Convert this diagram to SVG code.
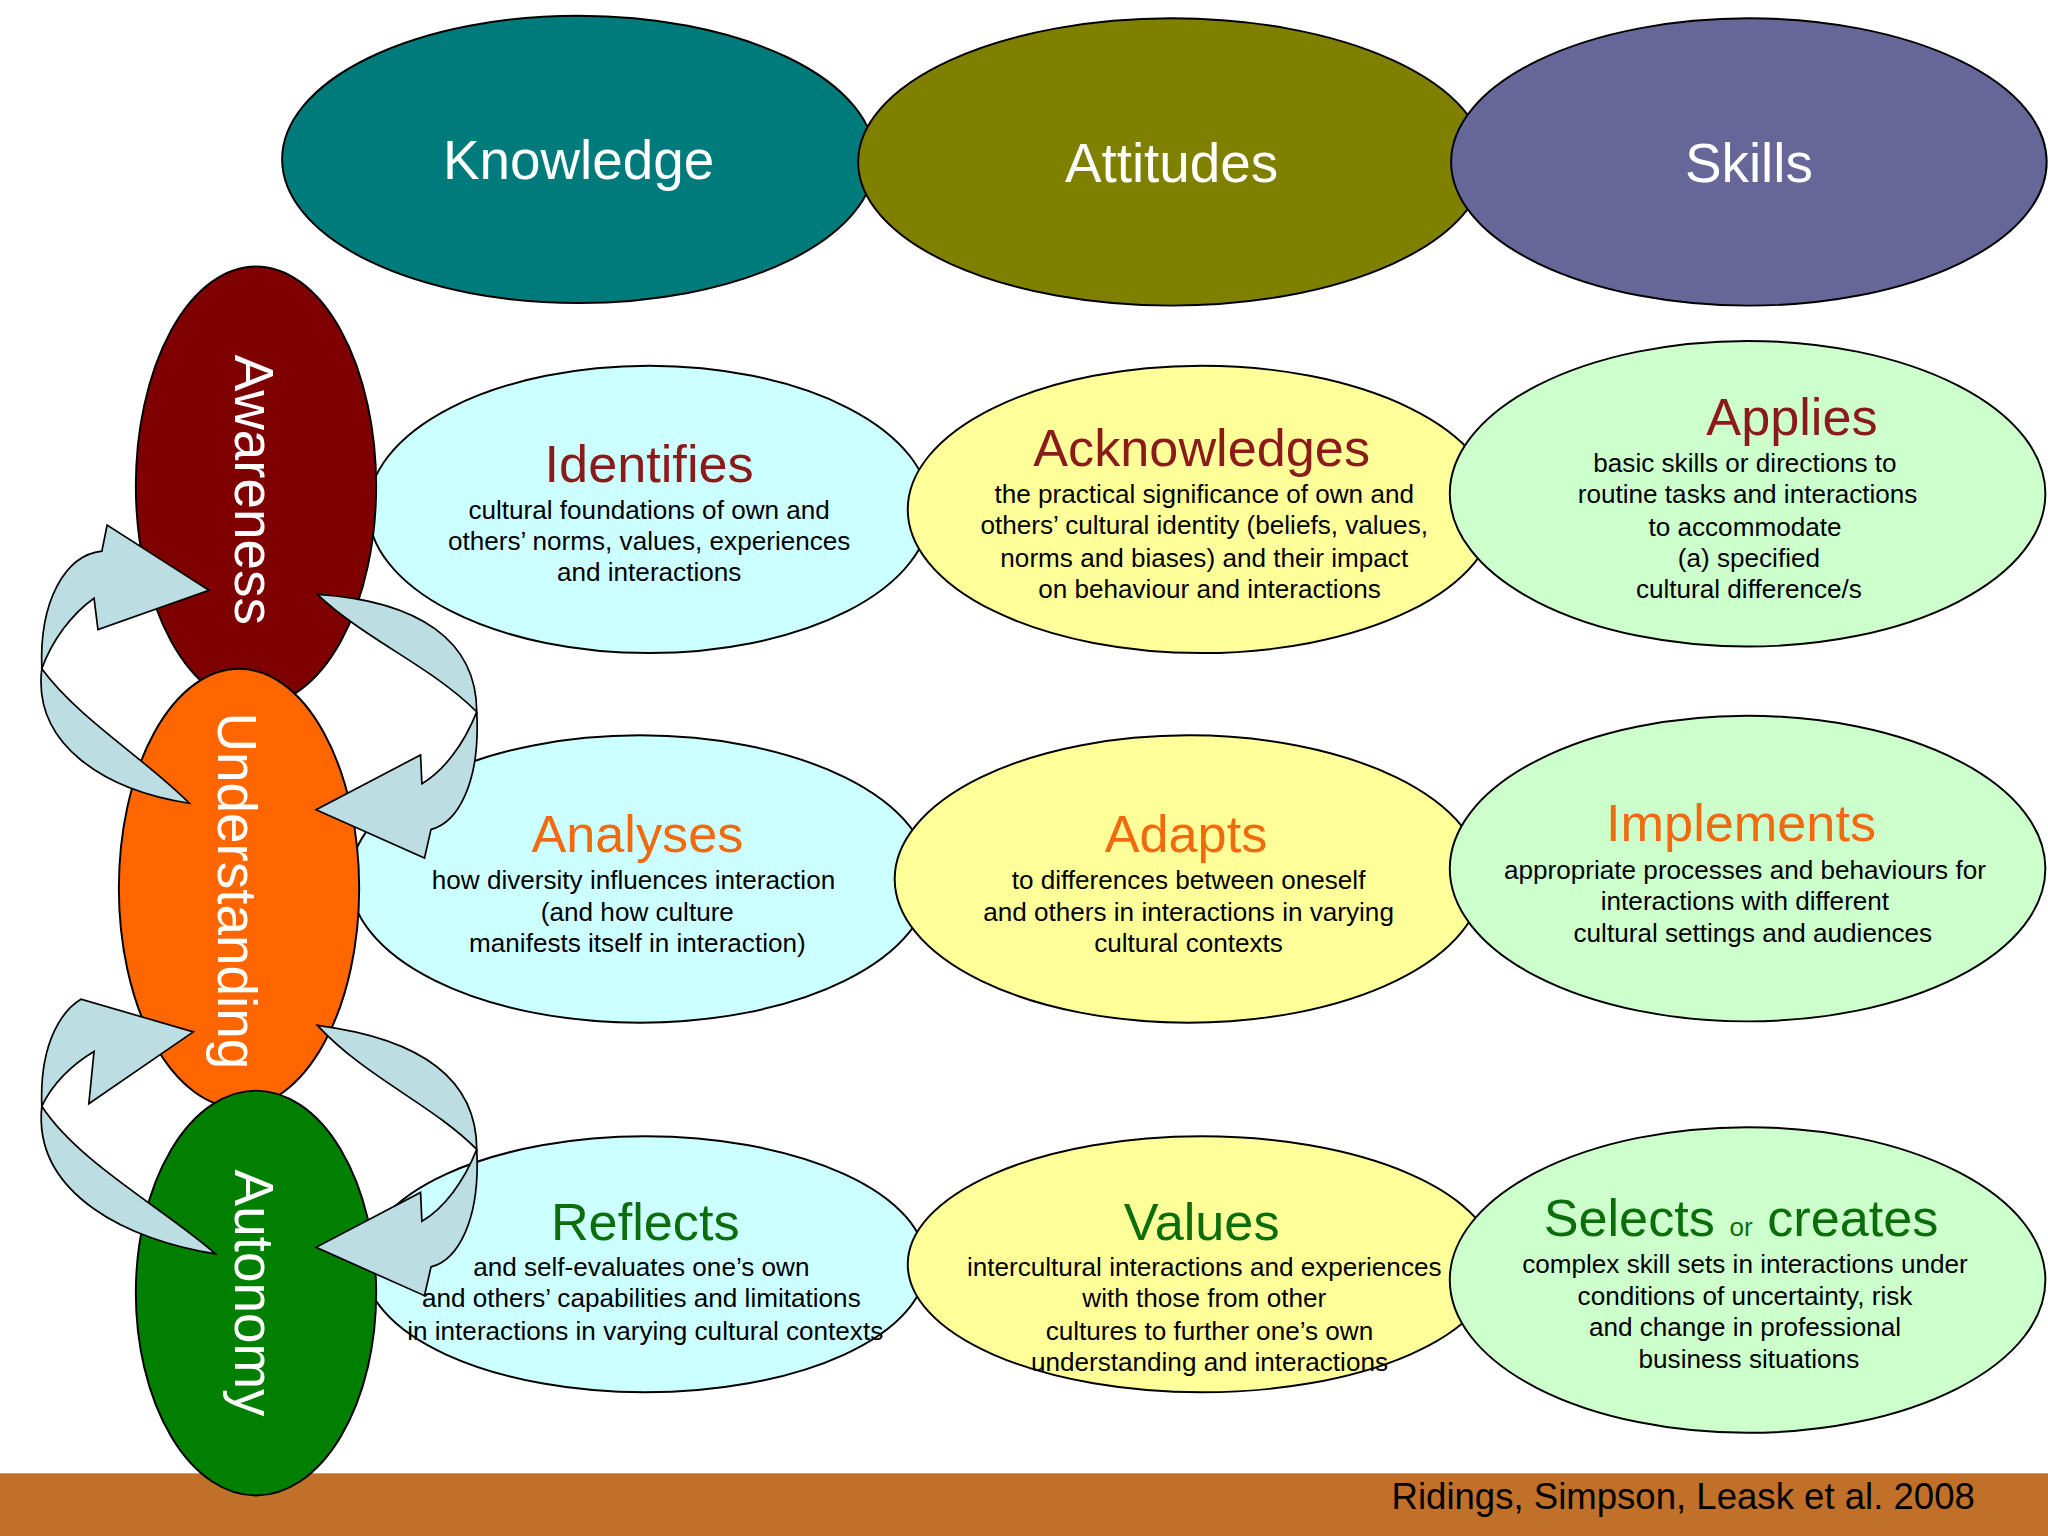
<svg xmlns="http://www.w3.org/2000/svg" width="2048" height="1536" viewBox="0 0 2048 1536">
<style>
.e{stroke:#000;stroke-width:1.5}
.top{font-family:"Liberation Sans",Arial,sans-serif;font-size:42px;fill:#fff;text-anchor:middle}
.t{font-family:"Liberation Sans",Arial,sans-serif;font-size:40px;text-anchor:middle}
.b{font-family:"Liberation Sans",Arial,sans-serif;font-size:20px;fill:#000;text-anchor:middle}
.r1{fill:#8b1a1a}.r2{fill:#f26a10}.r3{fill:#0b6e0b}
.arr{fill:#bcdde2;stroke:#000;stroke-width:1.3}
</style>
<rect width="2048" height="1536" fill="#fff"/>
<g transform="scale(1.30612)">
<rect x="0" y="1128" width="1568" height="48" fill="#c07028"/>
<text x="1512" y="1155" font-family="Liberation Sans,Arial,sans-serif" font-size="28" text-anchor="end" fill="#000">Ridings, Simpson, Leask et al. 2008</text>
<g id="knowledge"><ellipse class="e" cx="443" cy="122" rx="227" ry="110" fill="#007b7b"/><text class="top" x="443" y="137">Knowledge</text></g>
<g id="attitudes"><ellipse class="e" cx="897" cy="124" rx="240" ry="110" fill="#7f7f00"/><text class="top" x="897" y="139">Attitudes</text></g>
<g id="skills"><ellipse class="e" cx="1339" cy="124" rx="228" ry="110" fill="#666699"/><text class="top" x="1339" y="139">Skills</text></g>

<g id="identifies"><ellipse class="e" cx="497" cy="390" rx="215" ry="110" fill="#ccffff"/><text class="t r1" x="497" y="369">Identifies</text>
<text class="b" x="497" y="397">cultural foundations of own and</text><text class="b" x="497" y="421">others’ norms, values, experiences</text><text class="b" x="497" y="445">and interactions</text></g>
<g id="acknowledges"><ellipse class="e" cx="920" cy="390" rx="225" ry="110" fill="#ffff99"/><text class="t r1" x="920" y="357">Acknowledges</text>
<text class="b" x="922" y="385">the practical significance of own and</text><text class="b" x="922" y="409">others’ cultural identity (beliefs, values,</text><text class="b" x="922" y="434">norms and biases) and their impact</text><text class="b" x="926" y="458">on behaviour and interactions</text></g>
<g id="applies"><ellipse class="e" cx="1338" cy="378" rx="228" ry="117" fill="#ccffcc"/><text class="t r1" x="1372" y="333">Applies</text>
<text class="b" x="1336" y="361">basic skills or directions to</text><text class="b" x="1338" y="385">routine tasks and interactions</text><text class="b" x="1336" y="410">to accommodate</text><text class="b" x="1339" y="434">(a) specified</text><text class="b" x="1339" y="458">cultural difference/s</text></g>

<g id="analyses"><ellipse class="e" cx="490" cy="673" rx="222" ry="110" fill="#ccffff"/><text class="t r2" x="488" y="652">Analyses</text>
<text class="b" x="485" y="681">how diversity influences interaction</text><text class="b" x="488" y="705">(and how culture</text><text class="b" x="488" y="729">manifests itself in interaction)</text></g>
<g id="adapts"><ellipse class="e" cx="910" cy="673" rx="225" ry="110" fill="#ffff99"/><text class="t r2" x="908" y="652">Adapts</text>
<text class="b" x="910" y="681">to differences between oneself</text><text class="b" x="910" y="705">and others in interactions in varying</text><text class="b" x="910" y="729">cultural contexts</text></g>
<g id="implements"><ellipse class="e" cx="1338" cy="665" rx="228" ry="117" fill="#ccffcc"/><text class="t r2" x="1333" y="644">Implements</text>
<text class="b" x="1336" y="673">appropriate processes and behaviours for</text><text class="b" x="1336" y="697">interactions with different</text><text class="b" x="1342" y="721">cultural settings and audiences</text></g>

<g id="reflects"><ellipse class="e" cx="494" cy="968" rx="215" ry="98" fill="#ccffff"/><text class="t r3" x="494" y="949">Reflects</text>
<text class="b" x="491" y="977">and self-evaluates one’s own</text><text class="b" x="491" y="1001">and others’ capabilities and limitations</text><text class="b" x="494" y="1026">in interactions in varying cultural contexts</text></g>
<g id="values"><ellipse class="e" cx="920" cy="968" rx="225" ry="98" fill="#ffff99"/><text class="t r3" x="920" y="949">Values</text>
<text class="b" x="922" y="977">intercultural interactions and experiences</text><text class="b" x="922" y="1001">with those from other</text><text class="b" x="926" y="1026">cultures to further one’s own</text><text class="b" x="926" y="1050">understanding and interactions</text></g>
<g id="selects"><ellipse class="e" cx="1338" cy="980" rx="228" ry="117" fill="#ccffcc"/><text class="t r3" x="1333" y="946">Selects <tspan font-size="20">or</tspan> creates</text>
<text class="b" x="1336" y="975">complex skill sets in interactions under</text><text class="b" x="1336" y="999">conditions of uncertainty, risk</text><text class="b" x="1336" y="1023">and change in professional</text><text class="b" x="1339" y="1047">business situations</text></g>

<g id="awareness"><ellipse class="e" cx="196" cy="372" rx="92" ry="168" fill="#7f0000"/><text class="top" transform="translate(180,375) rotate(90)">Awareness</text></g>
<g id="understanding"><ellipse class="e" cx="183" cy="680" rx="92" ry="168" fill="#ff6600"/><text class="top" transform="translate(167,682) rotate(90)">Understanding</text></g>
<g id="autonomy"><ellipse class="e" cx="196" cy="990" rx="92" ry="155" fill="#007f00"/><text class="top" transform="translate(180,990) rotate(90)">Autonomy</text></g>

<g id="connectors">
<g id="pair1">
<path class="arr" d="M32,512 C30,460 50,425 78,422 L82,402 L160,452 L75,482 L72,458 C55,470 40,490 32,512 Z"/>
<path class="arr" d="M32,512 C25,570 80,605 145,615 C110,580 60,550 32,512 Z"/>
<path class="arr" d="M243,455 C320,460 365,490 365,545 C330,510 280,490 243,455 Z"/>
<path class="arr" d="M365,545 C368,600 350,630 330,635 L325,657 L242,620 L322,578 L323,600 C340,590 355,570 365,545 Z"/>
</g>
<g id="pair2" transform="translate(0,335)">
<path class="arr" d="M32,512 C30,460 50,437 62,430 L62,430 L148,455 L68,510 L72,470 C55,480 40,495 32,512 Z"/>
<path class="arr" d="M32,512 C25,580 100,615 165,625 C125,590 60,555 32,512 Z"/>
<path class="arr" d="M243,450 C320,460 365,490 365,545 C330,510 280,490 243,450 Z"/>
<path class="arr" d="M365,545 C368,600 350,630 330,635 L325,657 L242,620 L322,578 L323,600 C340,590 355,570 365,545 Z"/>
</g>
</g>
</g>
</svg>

=======

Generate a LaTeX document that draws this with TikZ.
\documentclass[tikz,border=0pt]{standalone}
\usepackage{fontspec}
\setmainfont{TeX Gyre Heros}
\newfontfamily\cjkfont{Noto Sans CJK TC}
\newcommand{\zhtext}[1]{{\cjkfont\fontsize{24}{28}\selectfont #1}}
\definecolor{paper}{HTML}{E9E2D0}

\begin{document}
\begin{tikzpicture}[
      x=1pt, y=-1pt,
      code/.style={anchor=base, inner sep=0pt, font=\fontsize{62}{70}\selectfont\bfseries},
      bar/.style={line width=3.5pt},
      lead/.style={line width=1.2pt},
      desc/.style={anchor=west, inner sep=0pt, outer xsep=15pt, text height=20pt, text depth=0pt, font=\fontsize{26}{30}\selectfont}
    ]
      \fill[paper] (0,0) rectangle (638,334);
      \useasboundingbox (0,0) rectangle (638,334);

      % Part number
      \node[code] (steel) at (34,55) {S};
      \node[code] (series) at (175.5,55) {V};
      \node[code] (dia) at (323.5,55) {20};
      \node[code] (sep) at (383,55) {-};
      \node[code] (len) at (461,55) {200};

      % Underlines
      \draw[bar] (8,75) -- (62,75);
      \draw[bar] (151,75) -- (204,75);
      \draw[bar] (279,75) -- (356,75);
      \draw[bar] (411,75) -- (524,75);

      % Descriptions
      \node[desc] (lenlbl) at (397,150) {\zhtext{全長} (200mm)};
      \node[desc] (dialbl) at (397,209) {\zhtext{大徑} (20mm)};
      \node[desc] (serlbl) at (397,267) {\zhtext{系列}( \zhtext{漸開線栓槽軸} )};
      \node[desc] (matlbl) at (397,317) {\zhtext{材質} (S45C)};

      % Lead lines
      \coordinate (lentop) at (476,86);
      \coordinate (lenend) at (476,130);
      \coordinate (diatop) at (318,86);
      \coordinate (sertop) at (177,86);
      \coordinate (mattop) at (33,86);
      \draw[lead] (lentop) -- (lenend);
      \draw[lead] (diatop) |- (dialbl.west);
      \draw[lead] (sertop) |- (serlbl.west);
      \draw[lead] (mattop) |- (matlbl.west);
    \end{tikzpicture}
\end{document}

=======

## [TO DO]
Find every line above that contains the word "this", and return each one.

## [COMPLETED TASK]
Convert this diagram to SVG code.
Generate a LaTeX document that draws this with TikZ.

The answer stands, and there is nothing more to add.